Scientific classification
- Kingdom: Animalia
- Phylum: Chordata
- Class: Aves
- Order: Passeriformes
- Family: Emberizidae
- Genus: Emberiza
- Species: E. cineracea
- Binomial name: Emberiza cineracea Brehm, 1855

= Cinereous bunting =

- Authority: Brehm, 1855
- Conservation status: NT

Species of bird

The cinereous bunting (Emberiza cineracea) is a bird in the bunting family Emberizidae, a passerine family now separated by most modern authors from the finches, Fringillidae. This species was first described by Christian Ludwig Brehm.

== Description ==
The cinereous bunting is a large (16.5–18 cm, 21–29.7 g), slim bunting with a long, white-cornered tail. The term cinereous describes its colouration. It is less streaked than many buntings and has a thick pale bill. It has a greyish back with only subdued dark markings, and a browner tint to the wings.

The adult male's head is dull yellow, with a brighter moustachial line and throat. In the nominate race of south-west Turkey, the rest of the underparts are grey, but the eastern form E. c. semenowi has yellow underparts.
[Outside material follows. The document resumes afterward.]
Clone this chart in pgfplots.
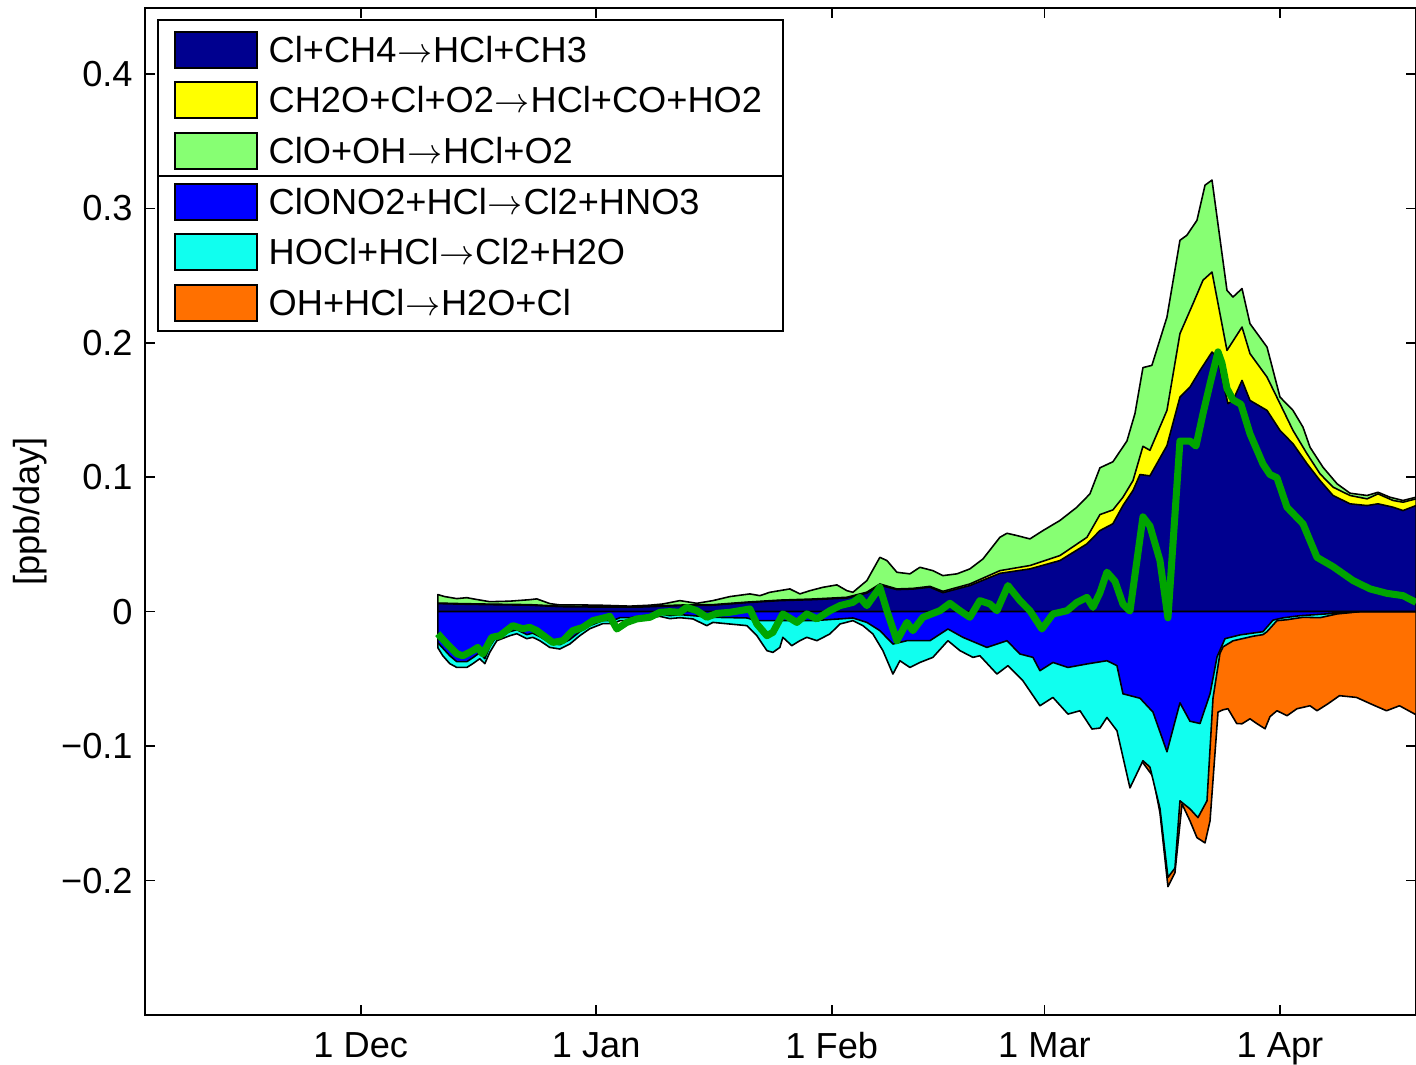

Females are brownish grey above with a whitish throat and yellow only in the moustachial stripe. Young birds have a plain pale belly and streaking on the breast.

=== Song ===
The call is a harsh tschrip, and the song is a hoarse zru- zru-zru-zru.

== Ecology ==

=== Distribution ===
It breeds in southern Turkey and southern Iran, and winters around the Red Sea in north-eastern Africa and Yemen. A few isolated populations maintain a foothold within European borders, on Greek islands in the Aegean Sea, especially Lesbos.

=== Habitat ===
The breeding grounds of this species are typically found on dry, rocky slopes and uplands, where shrubby vegetation and sometimes conifers provide cover. It may also utilize areas with scattered trees, such as the Calabrian pine (Pinus brutia), or taller bushes. Migratory journeys take this species to dry, open country, including semi-deserts, low, rocky hills, and barren agricultural lands. Wintering sites are often located in coastal areas with sparse scrub vegetation.

=== Food and feeding ===
Like other buntings, the cinereous bunting feeds principally on seeds. It takes insects especially when feeding its young. Its normal clutch is three eggs.

== Status ==
This understudied migratory species has been categorized as "Near Threatened" on the IUCN Red List due to concerns regarding a declining population, likely driven by the ongoing deterioration and loss of its natural habitats.